St. Patrick's Society for the Foreign Missions (Latin Societas Sancti Patritii pro Missionibus ad Exteros; also known as the Kiltegan Fathers) is a Catholic society of apostolic life of pontifical right for men composed of missionary priests. Its headquarters is at Kiltegan, County Wicklow in Ireland. Its members add the nominal initials SPS after their names to indicate their membership in the Society. The motto in Latin and English of the Society is Caritas Christi Urget Nos and Christ's love compels us, (2 Corinthians 5:14), respectively.

History
The Kiltegan Fathers origins stem from an appeal by Bishop Joseph (Ignatius) Shanahan of the Holy Ghost Order, in 1920 to the seminary students in Maynooth College for missionaries to Nigeria, Africa, where he was bishop; later that year Fr. Whitney accompanied Bishop Shanahan to Africa.

The society was founded officially on St Patrick's Day, 17 March 1932 by Monsignor Patrick Whitney (1894 - 1942) at Kiltegan, County Wicklow, Ireland. Its original aim was the Christian evangelization of Nigeria.
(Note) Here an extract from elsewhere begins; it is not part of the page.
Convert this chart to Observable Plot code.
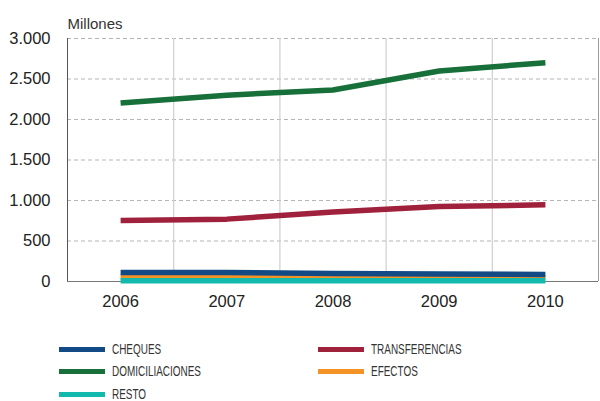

In 1951, the society expanded its missionary activities outside of Nigeria.

In the 1950s the society expanded, building a new college in Kiltegan, and opening a House of Studies in Sutton House, Rochestown, Douglas in Cork, with seminarians attending lectures in University College Cork.

In 1997 the Kiltegan Fathers, with the drop in vocations from Ireland, officially decided to open up internationally and set up houses of formation in Nigeria and Kenya. In 2000 trainee priests began studying philosophy in St Joseph’s Institute in Cedara, South Africa, and KWA Patrick house was setup. 2002 seen students study theology at the Kiltegan House in Nairobi, as the Society joined other orders in Tangaza University College. Also in 2002 a house of formation was founded in Lusaka, Zambia.

As of 2018, the society has 253 priests on four continents including the countries of Nigeria, Cameroon, Kenya, Malawi, South Sudan, Zambia, Zimbabwe, South Africa, Uganda, Grenada, Brazil, the United States, Italy, England, Scotland, Wales and Ireland.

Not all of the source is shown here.